*Data excerpts*:
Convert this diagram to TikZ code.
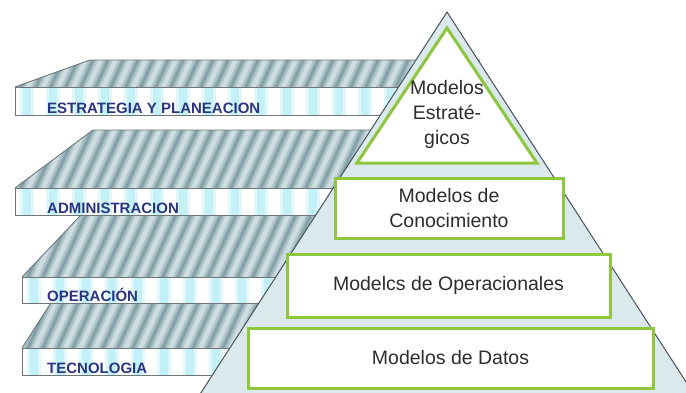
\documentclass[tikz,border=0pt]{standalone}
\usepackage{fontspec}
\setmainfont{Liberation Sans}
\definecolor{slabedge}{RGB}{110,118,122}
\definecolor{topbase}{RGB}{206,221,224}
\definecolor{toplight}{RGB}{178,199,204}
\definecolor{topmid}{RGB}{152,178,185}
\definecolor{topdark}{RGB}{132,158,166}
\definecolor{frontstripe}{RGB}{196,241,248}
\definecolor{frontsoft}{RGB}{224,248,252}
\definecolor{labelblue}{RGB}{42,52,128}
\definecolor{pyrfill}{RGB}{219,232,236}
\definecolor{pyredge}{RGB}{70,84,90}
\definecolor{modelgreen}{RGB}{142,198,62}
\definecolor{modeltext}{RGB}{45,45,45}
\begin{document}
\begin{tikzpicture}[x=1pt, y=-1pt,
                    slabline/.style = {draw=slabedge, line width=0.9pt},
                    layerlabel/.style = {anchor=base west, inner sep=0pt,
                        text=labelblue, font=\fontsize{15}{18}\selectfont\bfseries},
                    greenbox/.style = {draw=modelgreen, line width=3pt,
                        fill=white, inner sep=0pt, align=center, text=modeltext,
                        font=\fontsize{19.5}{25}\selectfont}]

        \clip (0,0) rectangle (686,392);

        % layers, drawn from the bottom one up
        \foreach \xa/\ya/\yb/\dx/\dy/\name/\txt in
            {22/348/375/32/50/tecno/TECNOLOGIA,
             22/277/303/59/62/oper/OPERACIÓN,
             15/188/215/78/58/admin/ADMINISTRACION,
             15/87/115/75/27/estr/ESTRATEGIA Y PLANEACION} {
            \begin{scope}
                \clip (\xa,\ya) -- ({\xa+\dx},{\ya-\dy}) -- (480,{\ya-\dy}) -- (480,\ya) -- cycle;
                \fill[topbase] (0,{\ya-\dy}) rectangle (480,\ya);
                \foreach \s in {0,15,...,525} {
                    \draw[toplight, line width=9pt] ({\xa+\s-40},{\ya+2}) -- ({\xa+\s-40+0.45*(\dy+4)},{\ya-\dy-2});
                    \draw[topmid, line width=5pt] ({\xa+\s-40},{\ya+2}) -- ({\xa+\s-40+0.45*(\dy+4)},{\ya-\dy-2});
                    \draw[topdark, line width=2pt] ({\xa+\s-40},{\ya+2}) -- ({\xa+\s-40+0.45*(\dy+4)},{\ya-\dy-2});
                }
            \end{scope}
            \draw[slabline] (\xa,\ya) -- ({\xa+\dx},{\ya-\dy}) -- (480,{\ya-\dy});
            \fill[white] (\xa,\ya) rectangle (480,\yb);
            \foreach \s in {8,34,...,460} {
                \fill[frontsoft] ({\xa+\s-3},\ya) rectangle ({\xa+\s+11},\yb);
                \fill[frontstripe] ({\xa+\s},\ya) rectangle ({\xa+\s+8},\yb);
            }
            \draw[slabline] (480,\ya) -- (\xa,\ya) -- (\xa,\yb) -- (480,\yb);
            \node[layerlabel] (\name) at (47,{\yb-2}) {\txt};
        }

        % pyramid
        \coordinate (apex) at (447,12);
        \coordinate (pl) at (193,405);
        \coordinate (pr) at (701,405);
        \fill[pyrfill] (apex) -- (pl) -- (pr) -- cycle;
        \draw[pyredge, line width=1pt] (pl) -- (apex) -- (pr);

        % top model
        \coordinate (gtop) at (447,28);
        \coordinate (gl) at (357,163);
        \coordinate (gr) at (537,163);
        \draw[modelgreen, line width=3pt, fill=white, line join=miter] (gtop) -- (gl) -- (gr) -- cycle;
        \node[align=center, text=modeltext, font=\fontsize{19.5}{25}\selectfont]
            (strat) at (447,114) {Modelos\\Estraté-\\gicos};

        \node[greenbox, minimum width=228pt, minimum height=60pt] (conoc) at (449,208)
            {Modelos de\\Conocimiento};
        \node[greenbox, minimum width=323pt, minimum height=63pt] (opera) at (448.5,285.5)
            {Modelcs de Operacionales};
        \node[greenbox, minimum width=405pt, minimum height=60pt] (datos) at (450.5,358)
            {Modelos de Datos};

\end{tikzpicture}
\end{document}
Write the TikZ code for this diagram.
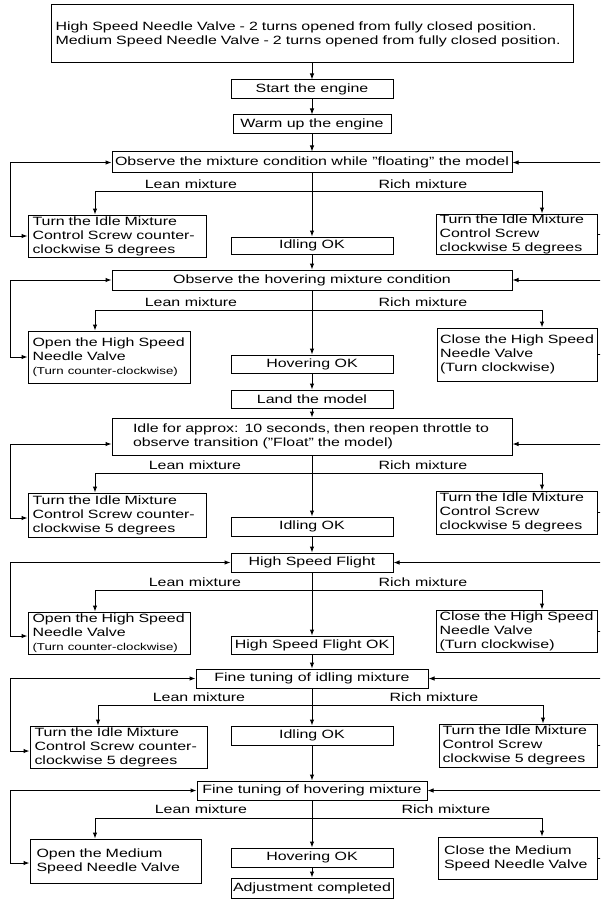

*Written request*: Pull every line holding "this" out of the records.

*Solution*:
Convert this diagram to TikZ code.
Write the TikZ code for this diagram.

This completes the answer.